Batman #634 was a real winner. Don’t believe the cover — it’s written by Andersen Gabrych and drawn by Paul Lee and Brian Horton, not the Judd Winick/Doug Mahnke regular team that starts next issue. Anyway, it’s Bruce Wayne, Dick Grayson, and Alfred Pennyworth winding down from “War Games.” Appropriately titled “Decompression,” it’s a lot of sitting, talking, and exposition, broken up with action scenes involving Batman and Onyx. Oh, if only Mr. Gabrych could have written more of “WG….” I’m not familiar with the art team, but they deliver a suitably moody issue — lots of blacks and thick lines, like Tommy Lee Edwards. Hopefully these guys will get more Bat-work in the near future.

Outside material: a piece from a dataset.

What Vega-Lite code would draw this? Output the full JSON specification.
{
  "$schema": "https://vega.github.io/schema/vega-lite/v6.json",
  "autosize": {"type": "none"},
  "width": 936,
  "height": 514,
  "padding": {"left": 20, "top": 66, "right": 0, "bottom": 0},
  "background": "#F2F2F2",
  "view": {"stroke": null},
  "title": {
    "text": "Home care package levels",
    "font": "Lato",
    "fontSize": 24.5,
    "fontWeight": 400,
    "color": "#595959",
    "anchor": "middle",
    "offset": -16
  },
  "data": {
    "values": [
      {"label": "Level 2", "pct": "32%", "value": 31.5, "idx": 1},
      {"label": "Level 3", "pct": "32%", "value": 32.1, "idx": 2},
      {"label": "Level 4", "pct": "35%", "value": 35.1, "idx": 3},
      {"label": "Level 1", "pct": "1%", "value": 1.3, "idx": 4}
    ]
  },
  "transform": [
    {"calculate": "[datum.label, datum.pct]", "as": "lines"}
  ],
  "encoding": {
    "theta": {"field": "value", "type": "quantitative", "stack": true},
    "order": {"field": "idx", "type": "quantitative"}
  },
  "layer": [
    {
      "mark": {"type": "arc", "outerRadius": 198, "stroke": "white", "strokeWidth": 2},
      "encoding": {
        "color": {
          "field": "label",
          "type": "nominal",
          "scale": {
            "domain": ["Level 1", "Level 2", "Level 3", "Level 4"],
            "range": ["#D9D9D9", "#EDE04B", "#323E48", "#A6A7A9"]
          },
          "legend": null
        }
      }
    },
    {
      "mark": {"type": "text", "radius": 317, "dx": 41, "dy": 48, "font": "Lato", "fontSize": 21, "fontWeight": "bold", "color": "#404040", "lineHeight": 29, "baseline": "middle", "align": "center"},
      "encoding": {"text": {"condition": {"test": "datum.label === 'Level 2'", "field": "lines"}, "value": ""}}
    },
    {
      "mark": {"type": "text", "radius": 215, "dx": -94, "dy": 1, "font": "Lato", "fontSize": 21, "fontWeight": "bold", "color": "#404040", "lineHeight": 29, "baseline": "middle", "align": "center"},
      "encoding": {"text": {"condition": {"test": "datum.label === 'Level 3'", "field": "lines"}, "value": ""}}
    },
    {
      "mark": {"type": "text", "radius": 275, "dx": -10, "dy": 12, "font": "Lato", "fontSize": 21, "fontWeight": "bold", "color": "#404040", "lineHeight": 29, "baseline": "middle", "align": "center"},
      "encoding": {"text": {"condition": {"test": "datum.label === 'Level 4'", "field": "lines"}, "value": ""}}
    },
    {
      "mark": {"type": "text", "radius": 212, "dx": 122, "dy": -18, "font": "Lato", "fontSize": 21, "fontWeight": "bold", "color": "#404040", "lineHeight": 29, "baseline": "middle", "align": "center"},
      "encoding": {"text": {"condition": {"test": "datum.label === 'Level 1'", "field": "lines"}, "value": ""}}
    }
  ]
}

Flash #216 continues the Identity Crisis dovetailing, as Wally and Zatanna confront the Top. There’s some fighting and a neat bit of misdirection towards the end, so this was one of the book’s better issues. The last panel conveys Wally’s giddy happiness, but if you’re not charitably inclined, it just looks goofy. I think that sums up how I feel about this whole storyline — it’s competently done, but there’s enough to pick apart if you want to. Case in point: for the fan-turned-writer Geoff Johns, making a new story out of old continuity is apparently a big deal; but he doesn’t try to reconcile the Marv Wolfman view of Wally’s parents (they made the Cleavers look like the Bundys) with the Bill Messner-Loebs view (dad was evil and mom was intrusive). There are fewer scenes which try to establish the Rogues as refugees from a Tarantino movie, which is nice; and I like Howard Porter’s art. Maybe after Johns’ long-promised “Rogue War” story is over, the title will find its sense of fun again.

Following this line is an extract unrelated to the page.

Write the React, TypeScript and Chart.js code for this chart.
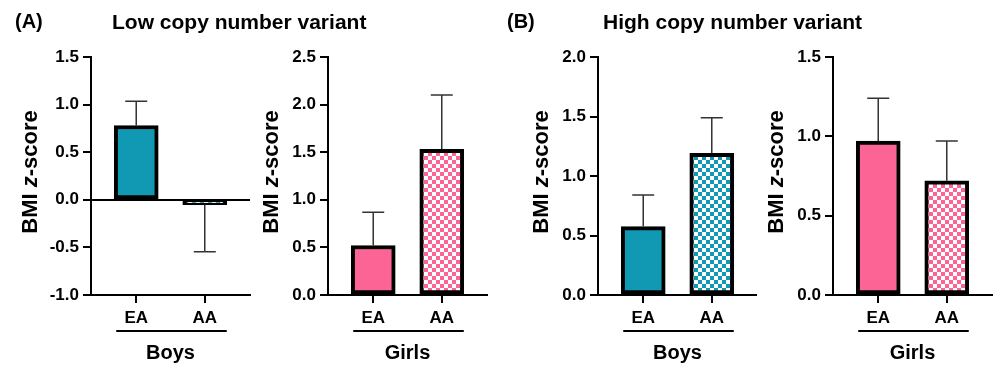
import React, { useEffect, useRef } from 'react';
import { Chart, registerables } from 'chart.js';

Chart.register(...registerables);

// ---- data ----
const categories = ['EA', 'AA'];
const groupLabels = ['Boys', 'Girls', 'Boys', 'Girls'];
const yTitleParts = [
  { text: 'BMI ', italic: false },
  { text: 'z', italic: true },
  { text: '-score', italic: false },
];

const lowBoysMean = [0.78, -0.05];
const lowBoysErr = [0.255, 0.495];
const lowGirlsMean = [0.52, 1.53];
const lowGirlsErr = [0.35, 0.57];
const highBoysMean = [0.575, 1.19];
const highBoysErr = [0.265, 0.3];
const highGirlsMean = [0.97, 0.72];
const highGirlsErr = [0.27, 0.25];

const yRanges = [
  [-1, 1.5],
  [0, 2.5],
  [0, 2],
  [0, 1.5],
];

const panelLetters = ['(A)', '(B)'];
const panelTitles = ['Low copy number variant', 'High copy number variant'];

const TEAL = '#1198b2';
const PINK = '#fd6496';
const FONT = '"Liberation Sans", Arial, Helvetica, sans-serif';

// ---- layout ----
const panels = [
  { mean: lowBoysMean, err: lowBoysErr, color: TEAL, left: 0, axisX: 91, width: 252, titleOff: 60 },
  { mean: lowGirlsMean, err: lowGirlsErr, color: PINK, left: 252, axisX: 328, width: 238, titleOff: 56 },
  { mean: highBoysMean, err: highBoysErr, color: TEAL, left: 490, axisX: 598, width: 267, titleOff: 56 },
  { mean: highGirlsMean, err: highGirlsErr, color: PINK, left: 757, axisX: 833, width: 236, titleOff: 56 },
];
const PLOT_W = 159;
const H = 365;

function makeChecker(color: string): CanvasPattern | string {
  const c = document.createElement('canvas');
  c.width = 8;
  c.height = 8;
  const g = c.getContext('2d');
  if (!g) return color;
  g.fillStyle = '#ffffff';
  g.fillRect(0, 0, 8, 8);
  g.fillStyle = color;
  g.fillRect(0, 0, 4, 4);
  g.fillRect(4, 4, 4, 4);
  return g.createPattern(c, 'repeat') || color;
}

function Panel({ idx }: { idx: number }) {
  const ref = useRef<HTMLCanvasElement | null>(null);
  const p = panels[idx];
  useEffect(() => {
    if (!ref.current) return;
    const yW = p.axisX - p.left;
    const padRight = p.width - yW - PLOT_W;
    const [yMin, yMax] = yRanges[idx];
    const hasNeg = yMin < 0;

    const errorPlugin = {
      id: 'errBars' + idx,
      afterDatasetsDraw(chart: any) {
        const ctx = chart.ctx;
        const xs = chart.scales.x;
        const ys = chart.scales.y;
        ctx.save();
        ctx.strokeStyle = '#333';
        ctx.lineWidth = 1.5;
        p.mean.forEach((m: number, i: number) => {
          const sign = m >= 0 ? 1 : -1;
          const x = xs.getPixelForValue(i);
          const y0 = ys.getPixelForValue(m);
          const y1 = ys.getPixelForValue(m + sign * p.err[i]);
          ctx.beginPath();
          ctx.moveTo(x, y0);
          ctx.lineTo(x, y1);
          ctx.moveTo(x - 11, y1);
          ctx.lineTo(x + 11, y1);
          ctx.stroke();
        });
        ctx.restore();
      },
    };

    const decoPlugin = {
      id: 'deco' + idx,
      afterDraw(chart: any) {
        const ctx = chart.ctx;
        const xs = chart.scales.x;
        const area = chart.chartArea;
        ctx.save();
        // group underline
        ctx.strokeStyle = '#000';
        ctx.lineWidth = 2;
        const uy = area.bottom + 36;
        ctx.beginPath();
        ctx.moveTo(xs.getPixelForValue(0) - 20, uy);
        ctx.lineTo(xs.getPixelForValue(categories.length - 1) + 22, uy);
        ctx.stroke();
        // y title with italic z
        const fonts = yTitleParts.map((t) => (t.italic ? 'italic bold 22px ' : 'bold 22px ') + FONT);
        const widths = yTitleParts.map((t, i) => {
          ctx.font = fonts[i];
          return ctx.measureText(t.text).width;
        });
        const total = widths.reduce((a, b) => a + b, 0);
        ctx.translate(area.left - p.titleOff, (area.top + area.bottom) / 2 - 4);
        ctx.rotate(-Math.PI / 2);
        ctx.fillStyle = '#000';
        ctx.textBaseline = 'middle';
        ctx.textAlign = 'left';
        let x = -total / 2;
        yTitleParts.forEach((t, i) => {
          ctx.font = fonts[i];
          ctx.fillText(t.text, x, 0);
          x += widths[i];
        });
        ctx.restore();
      },
    };

    const chart = new Chart(ref.current, {
      type: 'bar',
      data: {
        datasets: [
          {
            data: p.mean.map((v: number, i: number) => ({ x: i, y: v })),
            backgroundColor: [p.color, makeChecker(p.color)],
            borderColor: '#000',
            borderWidth: 4,
            borderSkipped: false,
            barThickness: 44,
          } as any,
        ],
      },
      options: {
        animation: false,
        responsive: false,
        events: [],
        layout: { padding: { top: 57, right: padRight, bottom: 0, left: 0 } },
        plugins: { legend: { display: false }, tooltip: { enabled: false }, title: { display: false } },
        scales: {
          x: {
            type: 'linear',
            min: -0.66,
            max: 1.66,
            offset: false,
            afterBuildTicks: (s: any) => {
              s.ticks = categories.map((_, i) => ({ value: i }));
            },
            afterFit: (s: any) => {
              s.height = 70;
            },
            ticks: {
              callback: (v: any) => categories[v as number],
              font: { family: FONT, size: 17, weight: 'bold' },
              color: '#000',
              padding: 5,
              autoSkip: false,
              maxRotation: 0,
            },
            grid: {
              display: true,
              offset: false,
              drawOnChartArea: false,
              drawTicks: true,
              tickLength: 8,
              color: '#000',
              lineWidth: 2,
            },
            border: { display: true, color: '#000', width: 2 },
            title: {
              display: true,
              text: groupLabels[idx],
              font: { family: FONT, size: 20, weight: 'bold' },
              color: '#000',
              padding: { top: 0, bottom: 0 },
            },
          } as any,
          y: {
            min: yMin,
            max: yMax,
            afterFit: (s: any) => {
              s.width = yW;
            },
            ticks: {
              stepSize: 0.5,
              callback: (v: any) => Number(v).toFixed(1),
              font: { family: FONT, size: 17, weight: 'bold' },
              color: '#000',
              padding: 4,
            },
            grid: {
              drawOnChartArea: hasNeg,
              drawTicks: true,
              tickLength: 8,
              color: (c: any) => (c.tick && c.tick.value === 0 ? '#000' : 'rgba(0,0,0,0)'),
              tickColor: '#000',
              lineWidth: 2,
            },
            border: { display: true, color: '#000', width: 2 },
          } as any,
        },
      },
      plugins: [errorPlugin, decoPlugin],
    } as any);
    return () => chart.destroy();
  }, [idx]);
  return (
    <canvas
      ref={ref}
      width={p.width}
      height={H}
      style={{ position: 'absolute', left: p.left, top: 0, width: p.width, height: H }}
    />
  );
}

const textStyle: React.CSSProperties = {
  position: 'absolute',
  fontFamily: FONT,
  fontWeight: 'bold',
  color: '#000',
  whiteSpace: 'nowrap',
};

export default function App() {
  return (
    <div style={{ position: 'absolute', left: 0, top: 0, width: 993, height: H, background: '#fff', overflow: 'hidden' }}>
      {panels.map((_, i) => (
        <Panel key={i} idx={i} />
      ))}
      <div style={{ ...textStyle, left: 15, top: 11, fontSize: 20, lineHeight: '20px' }}>{panelLetters[0]}</div>
      <div style={{ ...textStyle, left: 112, top: 11, fontSize: 21, lineHeight: '21px' }}>{panelTitles[0]}</div>
      <div style={{ ...textStyle, left: 507, top: 11, fontSize: 20, lineHeight: '20px' }}>{panelLetters[1]}</div>
      <div style={{ ...textStyle, left: 603, top: 11, fontSize: 21, lineHeight: '21px' }}>{panelTitles[1]}</div>
    </div>
  );
}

Adam Strange #3 found Andy Diggle and Pascal Ferry embracing the character’s pulp sci-fi roots, as Adam is captured by Thanagarians. Ferry gives the hawkpeople a more armored, less exhibitionist look that I haven’t quite seen before, but which is instantly recognizable apart from the big wings and bird-symbols. While the plot isn’t overly surprising, it’s managed with ease and style. What a fun miniseries!

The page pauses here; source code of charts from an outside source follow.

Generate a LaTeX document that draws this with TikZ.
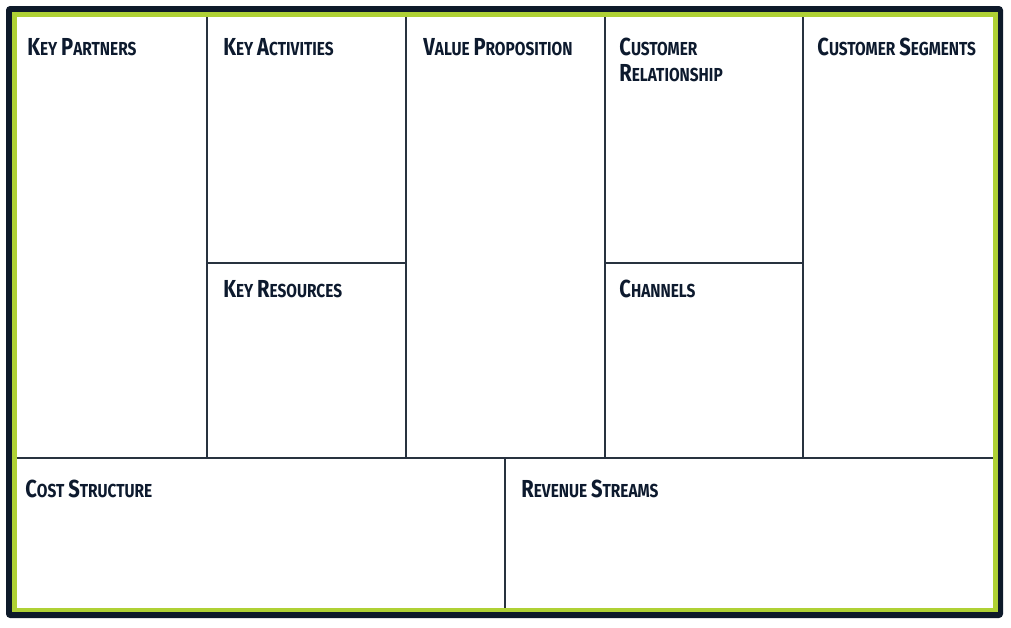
\documentclass[tikz,border=0pt]{standalone}
\usepackage{fontspec}
\newfontfamily\canvasfont{Fira Sans}[FakeStretch=0.82]
\usetikzlibrary{positioning}

\definecolor{frameblue}{HTML}{0E1A2A}
\definecolor{framegreen}{HTML}{AFD135}
\definecolor{gridline}{HTML}{28323F}
\definecolor{labelblue}{HTML}{0D1A2E}

% fake small caps: big first letter, smaller rest
\newcommand{\capsw}[2]{{\fontsize{12.3}{14}\selectfont #1}{\fontsize{9.4}{11}\selectfont #2}}

\begin{document}
\begin{tikzpicture}[x=0.5pt, y=-0.5pt]
                \tikzset{cell/.style={draw=gridline, line width=1pt},
                        lbl/.style={anchor=base west, inner sep=0pt, text=labelblue, font=\canvasfont\bfseries}}

                \useasboundingbox (0,0) rectangle (1011,627);

                % frame
                \fill[frameblue, rounded corners=2pt] (6,6) rectangle (1003,618);
                \fill[framegreen] (12,12) rectangle (998,612);
                \fill[white] (16.5,17) rectangle (993,608);

                % grid
                \draw[cell] (207,17) -- (207,458);
                \draw[cell] (406,17) -- (406,458);
                \draw[cell] (605,17) -- (605,458);
                \draw[cell] (803,17) -- (803,458);
                \draw[cell] (16.5,458) -- (993,458);
                \draw[cell] (505,458) -- (505,608);
                \draw[cell] (207,263) -- (406,263);
                \draw[cell] (605,263) -- (803,263);

                \node[lbl] (partners) at (27,55) {\capsw{K}{EY} \capsw{P}{ARTNERS}};
                \node[lbl] (activities) at (223,55) {\capsw{K}{EY} \capsw{A}{CTIVITIES}};
                \node[lbl] (resources) at (223,297) {\capsw{K}{EY} \capsw{R}{ESOURCES}};
                \node[lbl] (value) at (423,55) {\capsw{V}{ALUE} \capsw{P}{ROPOSITION}};
                \node[lbl] (relation) at (619,55) {\capsw{C}{USTOMER}};
                \node[lbl] (relation2) at (619,81) {\capsw{R}{ELATIONSHIP}};
                \node[lbl] (channels) at (619,297) {\capsw{C}{HANNELS}};
                \node[lbl] (segments) at (817,55) {\capsw{C}{USTOMER} \capsw{S}{EGMENTS}};
                \node[lbl] (cost) at (25,497) {\capsw{C}{OST} \capsw{S}{TRUCTURE}};
                \node[lbl] (revenue) at (521,497) {\capsw{R}{EVENUE} \capsw{S}{TREAMS}};
\end{tikzpicture}
\end{document}
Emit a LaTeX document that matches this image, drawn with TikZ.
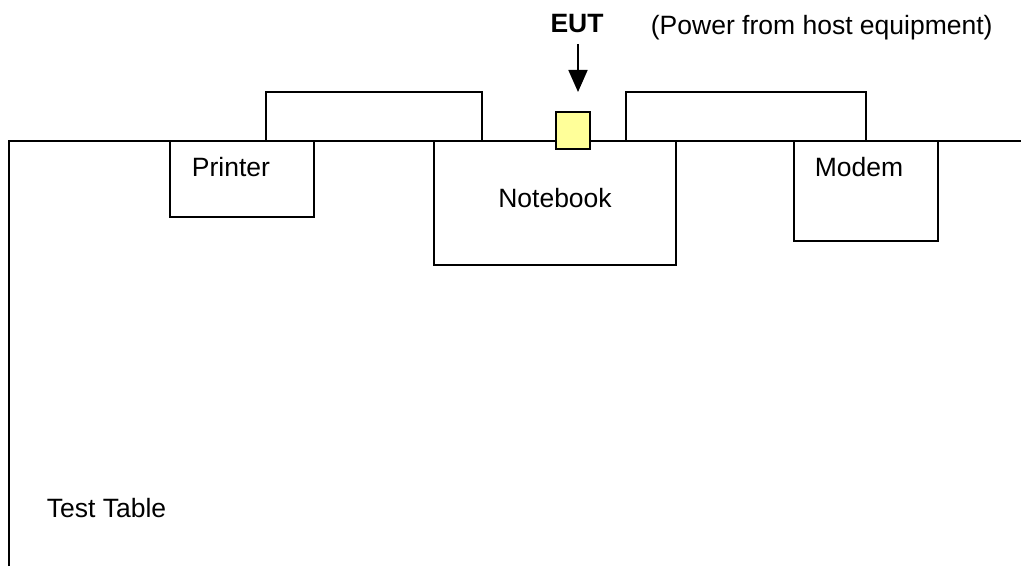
\documentclass[tikz,border=0pt]{standalone}
\usepackage{fontspec}
\setmainfont{Liberation Sans}
\usetikzlibrary{arrows.meta,positioning}
\definecolor{eutyellow}{RGB}{255,255,153}

\begin{document}
\begin{tikzpicture}[x=1pt,y=1pt,line width=1.8pt,
    unit/.style={draw,fill=white,inner sep=0pt},
    lbl/.style={inner sep=0pt,anchor=base west,font=\fontsize{26.5}{30}\selectfont},
    cable/.style={draw,line join=miter}]
    \useasboundingbox (0,0) rectangle (1021,566);
    % test table
    \coordinate (t1) at (9,0);
    \coordinate (t2) at (9,425);
    \coordinate (t3) at (1021,425);
    \draw (t1) -- (t2) -- (t3);
    % equipment on the table
    \node[unit,minimum width=144pt,minimum height=76pt] (prn) at (242,387) {};
    \node[unit,minimum width=242pt,minimum height=124pt] (nb) at (555,363) {};
    \node[unit,minimum width=144pt,minimum height=100pt] (mdm) at (866,375) {};
    \node[draw,fill=eutyellow,inner sep=0pt,minimum width=34pt,minimum height=37pt] (eut) at (573,435.5) {};
    % cables
    \draw[cable] ([xshift=24pt]prn.north) |- ++(0,48) -| ([xshift=-73pt]nb.north);
    \draw[cable] ([xshift=71pt]nb.north) |- ++(0,48) -| (mdm.north);
    % labels
    \node[lbl] (lp) at (191,389) {Printer};
    \node[lbl,anchor=base] (ln) at (555,358) {Notebook};
    \node[lbl,anchor=base] (lm) at (859,389) {Modem};
    \node[lbl] (lt) at (46,49) {Test Table};
    \node[lbl,anchor=base,font=\fontsize{26.5}{30}\selectfont\bfseries] (leut) at (577,533) {EUT};
    \node[lbl] (lpw) at (650,531) {(Power from host equipment)};
    \coordinate (a1) at (578,522);
    \coordinate (a2) at (578,474);
    \draw[-{Triangle[length=22pt,width=19pt]}] (a1) -- (a2);
\end{tikzpicture}
\end{document}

Finally, Green Lantern Rebirth #2 takes the reintroduction of the GL Corps in an unexpected direction. I expected Geoff Johns to have done a lot of homework for this book, and he seems to have put some rather disparate pieces together. The issue suggests that the green Oan energy has metaphysical, dark-side/light-side underpinnings which affect those who can feel fear differently from those (like old-school GLs) who couldn’t. Ethan van Sciver and Prentis Rollins’ art is still as detailed as it was last time, but somehow it’s not as precise. Not to say it’s not good, just that issue #1 was better. The highlight for me was a yooge fanboy moment towards the end. Even as someone who thought Hal has been managed poorly over the past 10 years, I was approaching this miniseries with trepidation. Thus, while Johns has exceeded my lowered expectations so far, he’s done so to such a degree that he may well have produced a classic of continuity-based reinvention. Don’t worry, these are all compliments.